The forestry industry is one of the latest victims of these impediments and this narrow-minded economic thinking, said Mandel-Campbell.

Foreign investment in this area has been discouraged by regulations governing Crown lands, which prevent firms from harvesting higher volumes of trees, she said. This in turn hampers Canadian competition against countries like Brazil, where trees grow in six or seven years, she said.

In New Brunswick, global forestry giants such as UPM-Kymmene and AbitibiBowater have blamed the strong loonie and faltering American housing market on their decisions to shut down mills.

But Mandel-Campbell argues a loosening of government regulations would have encouraged these firms to invest in upgrades and compete on a global scale.

"There are some companies like Irving, for example, that have emphasized productivity and technological upgrades," said Mandel-Campbell. "But, overall, if you look at the assets of the forestry industry, some of them are the most antiquated in the world.

"And the result is they are not competitive internationally and they are suffering for it."

The author's comments echo a late 2007 report by the Forest Products Association of Canada, which called for a renewed focus on investment in new technologies that better prepare firms to compete.

According to the report, company consolidation would provide firms with enough capital to make those investments. And a smaller number of firms domestically would enhance the industry's ability to compete globally, the report stated.

Mandel-Campbell argues the effects of onerous government regulations and a simple-minded economic focus are felt in many sectors of the Canadian economy.
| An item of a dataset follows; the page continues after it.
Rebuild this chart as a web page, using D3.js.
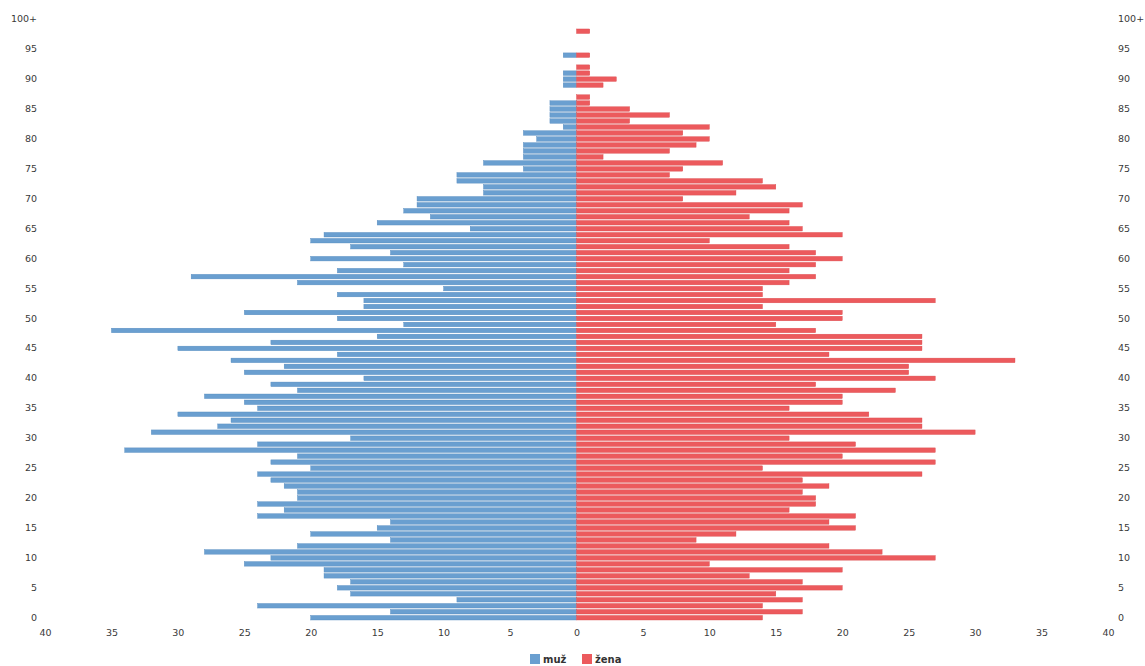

Looking to agriculture, Mandel-Campbell notes the high cost of Canadian milk, which she blames on dairy marketing boards, forced global cheese firm Saputo to shut down seven processing locations across the country between 2001 and 2006.

And interprovincial trade barriers prevent Frito-Lay, a world-renowned potato chip maker, from importing potatoes from New Brunswick, she points out.

In the financial services sector, said Mandel-Campbell, the existence of 13 securities regulators hampers investment.

"This is obviously a country that still has its head stuck in the sand," she said. "There is a certain lack of real dialogue between business and government and, in many cases, both sides are to blame.

"We have to start embracing business as a good thing and not as a threat. We have to start doing everything we can to encourage future prosperity and that means embracing business."